CULTURA, 2011: O ano que não existiu no MinC

Publicado em: 29/12/2011

Artigo de *Andrea Saraiva no Chafurdo Mental, o Blog – O baque ocasionado pelos constantes sobressaltos no meio cultural, notadamente no âmbito do MinC, desnorteou os fazedores de cultura do país. Vindos de uma política de governo a qual recebiam financiamento para executarem ações, os equipamentos culturais esparramados pelo brasil, também conhecidos como pontos de cultura sofreram grave ruptura de política e pactuação. Uso os pontos de cultura como exemplo, por ser o ponto congregador e a mais sucedida dentre as ações do programa Cultura Viva, mas além dos Pontos, Pontões e Pontinhos, existiam outras ações como a cultura digital, economia viva, tuxauas, interações estéticas, agentes de cultura, griôs, mídia livre e outras tantas.

O rompimento mais pernicioso foi na relação sociedade civil X governo. A nova gestão simplesmente rompeu o diálogo e tomou decisões unilaterais. Não houve respeito com o processo de construção de políticas que vinha se consolidando ao longo de seis anos e estava se encaminhando para dirimir distorções.

A Teia, canal legítimo de diálogo e que congregava o vasto caldeirão da diversidade cultural brasileira, foi cortada deliberadamente. O evento, realizado anualmente, marcava o momento de juntar e mostrar o Brasil desescondido. Era um momento também de construções coletivas de políticas, de afinamento, de proposição, de pactuação. Além da Teia, havia outros canais de encontro setoriais/temáticos que também foram sumariamente rompidos.

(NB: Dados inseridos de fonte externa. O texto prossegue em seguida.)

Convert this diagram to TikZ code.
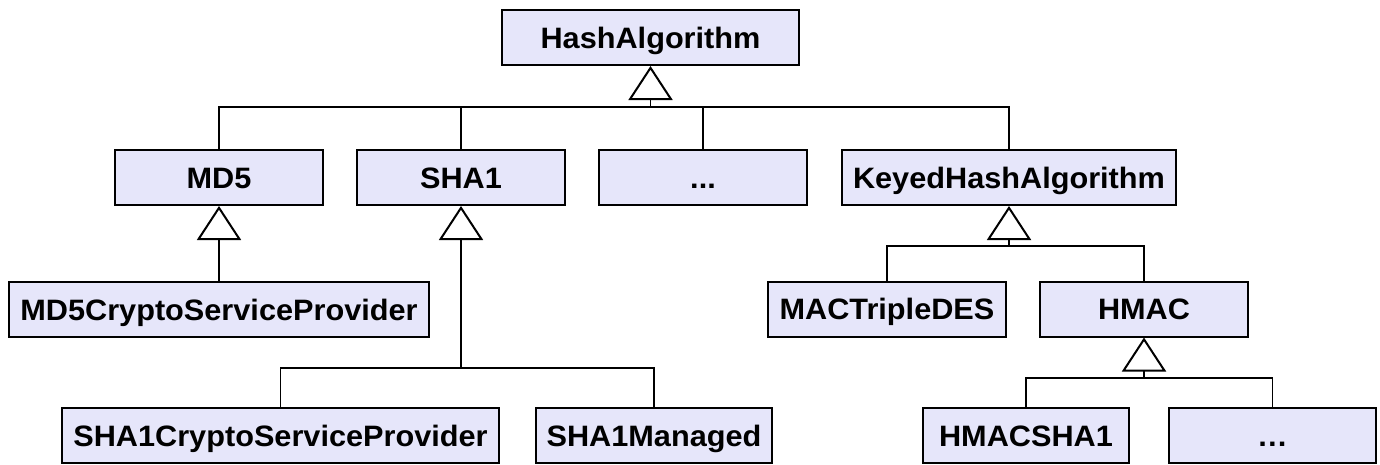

Além da ruptura no compartilhamento da gestão, a própria execução das ações foi sendo direcionada para abolição do Programa. Se não há diálogo, se não há acompanhamento técnico, se não há um plano de trabalho, na prática o programa se esvai. É isso que estamos presenciando. Mas se há essa percepção, o MinC jura de pés juntos que a nova gestão continua apoiando o programa e mostra como prova, o pagamento dos editais. Ora, não basta pagar os editais e isso sequer pode ser considerado mérito, e sim obrigação vez que a verba dos tais editais estavam assegurada pela gestão anterior.

Por outro lado – e talvez mais preocupados com a liberação do pagamento dos editais do que com a nefasta composição do novo velho MinC – os fazedores de cultura assistiram às constantes afrontas dos novos gestores ao que foi sendo cuidadosamente construido na gestão anterior. Até então desconfiava-se de que essa política devia-se as rusgas de comadres entre Antonio Grassi que fora afastado da FUNARTE na gestão anterior e sendo ungido como o interlocutor do PT, estaria de vingancinha contra os antecessores que, por exigência de Dilma que queria que a titular fosse do gênero feminino, indicara Ana de Hollanda como seu fantoche.

Infelizmente a ruptura e estagnação não era privilegio apenas de uma Secretaria. Outros setores do Ministério também se mostraram inertes, sem verba, sem diretriz.

O buraco mostrou-se mais subterrâneo. Desde a retirada da licença creative commons do portal do ministério, fomos ao longo do tempo bombardeados com justificativas ainda piores que o ato. Tais desculpas demonstraram em um só tempo, o despreparo técnico, a inabilidade política da atual ministra e a ligação umbilical com a indústria fonográfica e com o escritório de arrecadação de direitos autorais. Aos poucos foi se percebendo o alinhamento ideológico com órgãos internacionais inimigos precípuos da liberdade do conhecimento. Não era só inoperância e má qualificação tecnica. Era alinhamento político com setores mais conservadores das artes e da indústria cultural.

Mas no decorrer do ano, a gestão Ana de Hollanda foi mostrando sua forma e isso ocasionou inúmeros questionamentos. Como os protestos se avolumavam, acuados, martelavam o sofisma de que ‘continuar não é repetir’ para justificar-se frente à acusação de retrocesso e de que estariam traindo a gestão anterior. A cortina caiu e constatamos, não sem algum pesar, de que a nova gestão do MinC nem continuou, nem repetiu. Fez pior, sequer existiu em 2011.

2011 não foi ano da cultura. E o que nos (des)espera em 2012?

 

* Andrea Saraiva é historiadora, escritora, autora do livro Orélio Cearense: Dicionário Ilustrado e Romanceado de termos e expressões do palavreado do Ceara e o Livro “Existe Vida cultural além de editais?”.